Friday, July 25, 2008

Rationalizers

This is worth repeating. Your worldview, my worldview, is not rational. As Jonah Lehrer puts it:

The problem, as political scientist Larry Bartels notes, is that people aren't rational: we're rationalizers. Our brain prefers a certain candidate or party for a really complicated set of subterranean reasons and then, after the preference has been unconsciously established, we invent rational sounding reasons to justify our preferences. (Some voters, of course, probably do chose their candidate for "rational" reasons, but I have yet to meet very many of them.) This is why the average voter is such a partisan hack and rarely bothers to revise their political preferences.

It's not a problem really, just a fact. All of these grand arguments about war, ethics, politics, religion, evolution, etc., are not in fact real arguments. They are attempts to rationalize the attitudes and opinions that we already have fixed quite firmly in our minds. The number of times we actually change our minds are so rare that they may be accidents, or may demonstrate that we actually already held a differing opinion without realizing it.

Which is why the only way to really energize an argument is to shift away from the realm of the Mind and Fixed Attitudes (as it's called in Dramatica1), and start attacking people's motives (Psychology, Manipulation) or their actions (Physics, Activity).

In other words, you can argue policy until you're blue in the face, but nothing really changes until you move away from rational argument and start attacking someone's personality or their accomplishments. So what do you do? In politics, you question your opponents patriotism, or hope you can catch him with an intern. Pure gold. But you aren't going to break your opponent by trying to out-think him. More importantly, no one will care. Just ask Al Gore.

For instance, McCain and Obama have different policy positions on the Iraq War and the Surge. But McCain can't argue that Obama's position is wrong, so he says that Obama is just playing politics at the expense of winning the war. He shifts from a disagreement over methodologies (since even the Iraqi government has endorsed Obama's position) to an attack on Obama's motives (he's a traitor, he's un-American).

We move from the rational to the emotional.

That's why most of these arguments on blogs and on talk radio take on an echo chamber effect. There is, in fact, almost nothing to say to persuade people or change their minds. It's all about reinforcement through repetition. Tell me what I believe in.

This is where all the trouble starts. This is how we end up with Bush for two-terms. This is how we end up with a mortgage crisis and an energy crisis and consumer debt and endless war. Because every step of the way our leaders have told us not to worry, and every step of the way we've shrugged our shoulders and said, OK. As Milch says, "we cannot think our way to right action, we can only act our way to right thinking."

An Al Gore slide show will not save the environment. Too much talk, too many lofty ideas. But if people actually force themselves to change their behavior, we might save it through our actions.

Similarly, when you see Obama traveling the world, meeting with world leaders, learning how to take the world stage, he's embracing the philosophy that you have to fake it to make it.
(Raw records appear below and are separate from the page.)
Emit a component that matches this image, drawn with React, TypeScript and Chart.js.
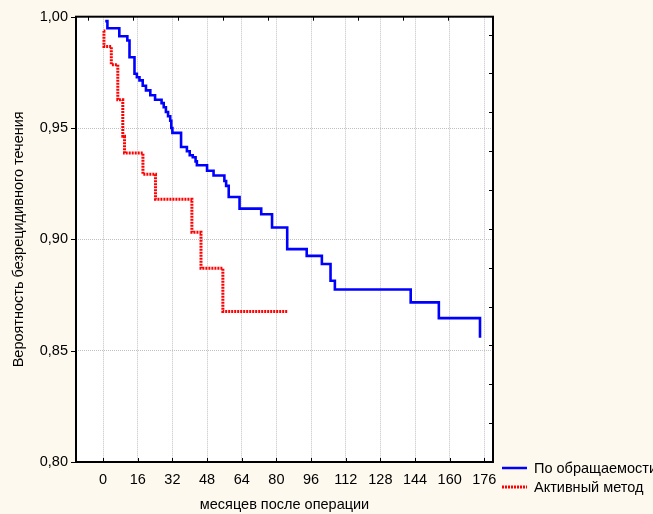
import React, { useEffect, useRef } from "react";
import { Chart, registerables } from "chart.js";

Chart.register(...registerables);

const xTicks = [0, 16, 32, 48, 64, 80, 96, 112, 128, 144, 160, 176];
const yTicks = [0.8, 0.85, 0.9, 0.95, 1.0];
const seriesNames = ["По обращаемости", "Активный метод"];
const xTitle = "месяцев после операции";
const yTitle = "Вероятность безрецидивного течения";

const blueTimes = [1, 2, 7.5, 11.2, 12.2, 14.5, 15.6, 16.8, 18.3, 19.8, 21.8, 24, 27, 28, 29, 30, 31, 31.5, 32, 36, 38.7, 40, 41.4, 42.7, 43.3, 48, 51, 56, 56.8, 58, 63, 73, 78, 85, 94, 101, 105, 107, 142, 155, 174];
const blueValues = [0.998, 0.9948, 0.9912, 0.9893, 0.9818, 0.9744, 0.9728, 0.9714, 0.969, 0.9669, 0.9647, 0.9627, 0.9612, 0.9593, 0.9572, 0.9553, 0.9533, 0.95, 0.9478, 0.9415, 0.9396, 0.9378, 0.9369, 0.935, 0.9333, 0.9308, 0.9287, 0.9262, 0.924, 0.919, 0.9138, 0.9113, 0.9053, 0.8956, 0.8926, 0.8889, 0.8814, 0.8775, 0.8717, 0.8646, 0.8558];

const redTimes = [0.3, 0.4, 3.8, 6.8, 9.1, 9.9, 18.4, 24.2, 41, 45.2, 55.3, 85];
const redValues = [0.9936, 0.9866, 0.9784, 0.9627, 0.9463, 0.9388, 0.9292, 0.918, 0.9032, 0.887, 0.8676, 0.8676];

const FONT = "'Liberation Sans', Arial, sans-serif";
const FSIZE = 14.5;
const BLUE = "#0000ff";
const RED = "#ff0000";

const framePlugin = {
  id: "frame",
  beforeDraw(chart: any) {
    const { ctx, chartArea: a } = chart;
    ctx.save();
    ctx.fillStyle = "#ffffff";
    ctx.fillRect(a.left, a.top, a.right - a.left, a.bottom - a.top);
    ctx.restore();
  },
  afterDraw(chart: any) {
    const { ctx, chartArea: a, scales } = chart;
    const w = a.right - a.left;
    const h = a.bottom - a.top;
    ctx.save();
    ctx.strokeStyle = "#000";
    ctx.lineWidth = 1;
    ctx.setLineDash([]);
    ctx.beginPath();
    xTicks.forEach((v) => {
      const px = Math.round(scales.x.getPixelForValue(v)) + 0.5;
      ctx.moveTo(px, a.bottom);
      ctx.lineTo(px, a.bottom - 4);
    });
    yTicks.forEach((v) => {
      const py = Math.round(scales.y.getPixelForValue(v)) + 0.5;
      ctx.moveTo(a.left, py);
      ctx.lineTo(a.left - 5, py);
    });
    const sx = w / 9.26;
    for (let k = 0; k <= 9; k++) {
      const px = Math.round(a.left + (k + 0.26) * sx) + 0.5;
      ctx.moveTo(px, a.top);
      ctx.lineTo(px, a.top + 4);
    }
    const sy = h / 11.46;
    for (let k = 0; k <= 11; k++) {
      const py = Math.round(a.bottom - k * sy) + 0.5;
      ctx.moveTo(a.right, py);
      ctx.lineTo(a.right - 4, py);
    }
    ctx.stroke();
    ctx.lineWidth = 2;
    ctx.strokeRect(a.left, a.top, w, h);

    // legend
    const lx = a.right + 9;
    const y1 = a.bottom + 6;
    const y2 = a.bottom + 25;
    ctx.lineWidth = 2.5;
    ctx.strokeStyle = BLUE;
    ctx.beginPath();
    ctx.moveTo(lx, y1);
    ctx.lineTo(lx + 25, y1);
    ctx.stroke();
    ctx.lineWidth = 3;
    ctx.strokeStyle = RED;
    ctx.setLineDash([2, 1]);
    ctx.beginPath();
    ctx.moveTo(lx, y2);
    ctx.lineTo(lx + 25, y2);
    ctx.stroke();
    ctx.setLineDash([]);
    ctx.fillStyle = "#000";
    ctx.font = FSIZE + "px " + FONT;
    ctx.textBaseline = "middle";
    ctx.textAlign = "left";
    ctx.fillText(seriesNames[0], lx + 32, y1 + 1);
    ctx.fillText(seriesNames[1], lx + 32, y2 + 1);
    ctx.restore();
  },
};

export default function App() {
  const ref = useRef<HTMLCanvasElement | null>(null);
  useEffect(() => {
    if (!ref.current) return;
    const chart = new Chart(ref.current, {
      type: "line",
      data: {
        datasets: [
          {
            label: seriesNames[0],
            data: blueTimes.map((t, i) => ({ x: t, y: blueValues[i] })),
            borderColor: BLUE,
            borderWidth: 2.6,
            stepped: "before",
            pointRadius: 0,
            fill: false,
          },
          {
            label: seriesNames[1],
            data: redTimes.map((t, i) => ({ x: t, y: redValues[i] })),
            borderColor: RED,
            borderWidth: 3,
            borderDash: [2, 1],
            stepped: "before",
            pointRadius: 0,
            fill: false,
          },
        ],
      },
      options: {
        animation: false,
        responsive: false,
        devicePixelRatio: 1,
        layout: { padding: { top: 15, right: 160, left: 0, bottom: 0 } },
        plugins: { legend: { display: false }, tooltip: { enabled: false } },
        scales: {
          x: {
            type: "linear",
            min: -12.5,
            max: 180,
            afterBuildTicks: (s: any) => {
              s.ticks = xTicks.map((v) => ({ value: v }));
            },
            afterFit: (s: any) => {
              s.height = 52;
            },
            grid: { color: "#c0c0c0", lineWidth: 1, drawTicks: false },
            border: { display: false, dash: [1, 1] },
            ticks: {
              color: "#000",
              font: { family: FONT, size: FSIZE },
              padding: 9,
              maxRotation: 0,
              autoSkip: false,
              callback: (v: any) => String(v),
            },
            title: {
              display: true,
              text: xTitle,
              color: "#000",
              font: { family: FONT, size: FSIZE },
              padding: { top: 0, bottom: 0 },
            },
          },
          y: {
            type: "linear",
            min: 0.8,
            max: 1.0,
            afterBuildTicks: (s: any) => {
              s.ticks = yTicks.map((v) => ({ value: v }));
            },
            afterFit: (s: any) => {
              s.width = 76;
            },
            grid: {
              color: (c: any) =>
                c.tick && (Math.abs(c.tick.value - 0.8) < 1e-6 || Math.abs(c.tick.value - 1) < 1e-6)
                  ? "rgba(0,0,0,0)"
                  : "#c0c0c0",
              lineWidth: 1,
              drawTicks: false,
            },
            border: { display: false, dash: [1, 1] },
            ticks: {
              color: "#000",
              font: { family: FONT, size: FSIZE },
              padding: 8,
              callback: (v: any) => Number(v).toFixed(2).replace(".", ","),
            },
            title: {
              display: true,
              text: yTitle,
              color: "#000",
              font: { family: FONT, size: FSIZE },
              padding: { top: 10, bottom: 0 },
            },
          },
        },
      } as any,
      plugins: [framePlugin],
    });
    return () => chart.destroy();
  }, []);

  return (
    <div
      style={{
        position: "fixed",
        left: 0,
        top: 0,
        width: 653,
        height: 514,
        background: "#fdf9ef",
      }}
    >
      <canvas ref={ref} width={653} height={514} style={{ display: "block" }} />
    </div>
  );
}
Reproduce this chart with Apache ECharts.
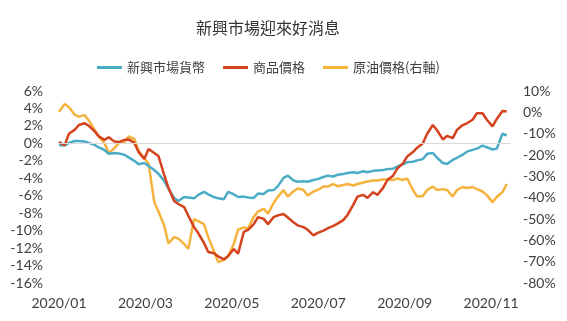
<!DOCTYPE html>
<html>
<head>
<meta charset="utf-8">
<script src="https://cdn.jsdelivr.net/npm/echarts@6/dist/echarts.min.js"></script>
<style>
html,body{margin:0;padding:0;background:#fff;}
#chart{width:567px;height:321px;}
</style>
</head>
<body>
<div id="chart"></div>
<script>
// days since 2020-01-01
var days = [0,4,7,11,14,18,21,25,28,32,35,39,42,46,49,53,56,60,63,67,70,74,77,81,84,88,91,95,98,102,105,109,112,116,119,123,126,130,133,137,140,144,147,151,154,158,161,165,168,172,175,179,182,186,189,193,196,200,203,207,210,214,217,221,224,228,231,235,238,242,245,249,252,256,259,263,266,270,273,277,280,284,287,291,294,298,301,305,308,312,315];

// 新興市場貨幣 (left axis, %)
var emCurrency = [-0.18,-0.24,0.05,0.27,0.27,0.22,0.05,-0.18,-0.47,-0.76,
  -1.2,-1.1,-1.15,-1.3,-1.6,-2.0,-2.4,-2.25,-2.6,-3.05,
  -3.5,-4.3,-5.2,-6.25,-6.6,-6.15,-6.2,-6.3,-5.9,-5.55,
  -5.85,-6.15,-6.3,-6.4,-5.55,-5.85,-6.15,-6.1,-6.2,-6.25,
  -5.75,-5.8,-5.4,-5.35,-4.9,-3.95,-3.7,-4.25,-4.4,-4.35,
  -4.4,-4.2,-4.1,-3.85,-3.7,-3.8,-3.6,-3.5,-3.4,-3.3,
  -3.4,-3.2,-3.3,-3.15,-3.1,-3.05,-2.95,-2.9,-2.65,-2.4,
  -2.15,-2.1,-1.95,-1.8,-1.2,-1.1,-1.65,-2.25,-2.35,-1.9,
  -1.65,-1.3,-0.95,-0.75,-0.6,-0.25,-0.45,-0.7,-0.6,1.1,0.9];

// 商品價格 (left axis, %)
var commodity = [0.15,-0.2,1.1,1.55,2.1,2.3,2.0,1.4,0.8,0.4,
  0.7,0.2,0.15,0.4,0.45,0.05,-1.0,-1.8,-0.65,-1.1,
  -1.45,-3.6,-5.1,-6.6,-6.95,-7.3,-8.3,-9.6,-10.3,-11.4,
  -12.45,-12.6,-12.95,-13.3,-12.9,-12.1,-12.65,-10.15,-9.9,-9.25,
  -8.45,-8.65,-9.25,-8.45,-8.25,-8.1,-8.5,-9.05,-9.4,-9.6,
  -9.9,-10.55,-10.25,-10.0,-9.75,-9.45,-9.2,-8.8,-8.2,-7.05,
  -6.1,-5.9,-6.25,-5.6,-5.9,-5.1,-4.2,-3.7,-2.9,-2.3,
  -1.5,-1.0,-0.5,0.0,1.1,2.1,1.5,0.45,0.85,0.6,
  1.55,2.1,2.3,2.7,3.45,3.45,2.7,1.95,2.8,3.7,3.65];

// 原油價格 (right axis, %)
var crudeOil = [0.3,3.9,2.5,-1.1,-2.0,-1.3,-3.8,-8.2,-11.3,-14.5,
  -19.0,-16.8,-14.5,-14.0,-11.3,-12.5,-18.0,-21.5,-24.0,-42.0,
  -46.5,-53.0,-61.5,-58.5,-59.2,-61.7,-64.0,-50.0,-51.0,-52.4,
  -58.5,-65.0,-70.2,-69.2,-67.4,-61.7,-55.0,-54.0,-54.5,-49.0,
  -46.5,-45.2,-47.5,-42.5,-39.5,-36.5,-39.5,-37.0,-35.7,-36.4,
  -39.0,-37.1,-36.4,-34.8,-34.8,-33.6,-34.6,-34.1,-33.6,-34.3,
  -33.6,-32.9,-32.4,-32.0,-32.0,-31.5,-31.5,-31.7,-31.0,-31.7,
  -31.0,-36.4,-39.5,-39.2,-36.4,-34.8,-36.4,-36.0,-36.4,-39.5,
  -36.4,-35.0,-35.5,-35.0,-36.0,-37.1,-38.8,-42.1,-39.7,-37.4,-33.6];

var seriesNames = ['新興市場貨幣','商品價格','原油價格(右軸)'];
var monthLabels = ['2020/01','2020/03','2020/05','2020/07','2020/09','2020/11'];
var monthStep = 60.8;

function pairs(vals){ return vals.map(function(v,i){ return [days[i], v]; }); }

var chart = echarts.init(document.getElementById('chart'), null, {renderer:'canvas'});
var axisFont = {fontFamily:'Lato, "Noto Sans CJK TC", sans-serif', fontSize:14, color:'#404040'};
chart.setOption({
  animation:false,
  backgroundColor:'#ffffff',
  title:{
    text:'新興市場迎來好消息',
    left:191, top:15,
    textStyle:{fontFamily:'"Noto Sans CJK TC", sans-serif', fontSize:16, fontWeight:'normal', color:'#333333'}
  },
  legend:{
    data:seriesNames,
    left:92, top:56,
    icon:'rect', itemWidth:25, itemHeight:3, itemGap:18,
    textStyle:{fontFamily:'"Noto Sans CJK TC", sans-serif', fontSize:13, color:'#404040'}
  },
  grid:{left:59, right:56, top:91, bottom:38, containLabel:false},
  xAxis:{
    type:'value', min:0, max:318, interval:monthStep,
    axisLine:{show:false}, axisTick:{show:false}, splitLine:{show:false},
    axisLabel:Object.assign({
      margin:13, showMaxLabel:false,
      formatter:function(v){
        var i = Math.round(v/monthStep);
        if (Math.abs(v - i*monthStep) < 0.5 && i < monthLabels.length) return monthLabels[i];
        return '';
      }
    }, axisFont)
  },
  yAxis:[{
    type:'value', min:-16, max:6, interval:2,
    axisLine:{show:false}, axisTick:{show:false}, splitLine:{show:false},
    axisLabel:Object.assign({margin:16, formatter:'{value}%'}, axisFont)
  },{
    type:'value', min:-80, max:10, interval:10,
    axisLine:{show:false}, axisTick:{show:false}, splitLine:{show:false},
    axisLabel:Object.assign({margin:12, formatter:'{value}%'}, axisFont)
  }],
  series:[{
    name:seriesNames[0], type:'line', yAxisIndex:0, data:pairs(emCurrency),
    symbol:'none', smooth:false, color:'#4BACC6',
    lineStyle:{width:2.5, color:'#4BACC6'},
    markLine:{silent:true, symbol:'none', label:{show:false},
      lineStyle:{color:'#d9d9d9', width:1, type:'solid'},
      data:[{yAxis:0}]},
    z:3
  },{
    name:seriesNames[1], type:'line', yAxisIndex:0, data:pairs(commodity),
    symbol:'none', smooth:false, color:'#D5421E',
    lineStyle:{width:2.5, color:'#D5421E'}, z:4
  },{
    name:seriesNames[2], type:'line', yAxisIndex:1, data:pairs(crudeOil),
    symbol:'none', smooth:false, color:'#F5B33E',
    lineStyle:{width:2.5, color:'#F5B33E'}, z:2
  }]
});
</script>
</body>
</html>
Dress for the job you want, not the job you have. Actions speak louder than words. And I agree with him. The only way to learn something is to do it.

McCain in the meantime is trying to argue his way into the White House by rationalizing his decisions (the surge is working! the surge worked before it was a surge!) and by trying to undermine Obama through the repetition of non-rational attacks.

As for my support of Obama, that's a rationalization as well. I'm just trying to justify my middle-class upbringing, my high-level of education, my liberal values, my white collar job, my Subaru Forester, my weekly trip to the farmer's market, etc., etc. Y'know, stuff white people like to do. And that's fine with me.

But, if you support McCain. Well, you're trying to rationalize the fact that you're a racist dead-ender with nothing to contribute. Good luck with that. Better get a shovel.



1. I mention Dramatica because it is part of their theory that a story is a model of the human mind struggling with a problem. More importantly, the way that the human mind deals with problems is to rationalize them either by accepting an inequity or by justifying the actions required to balance things out.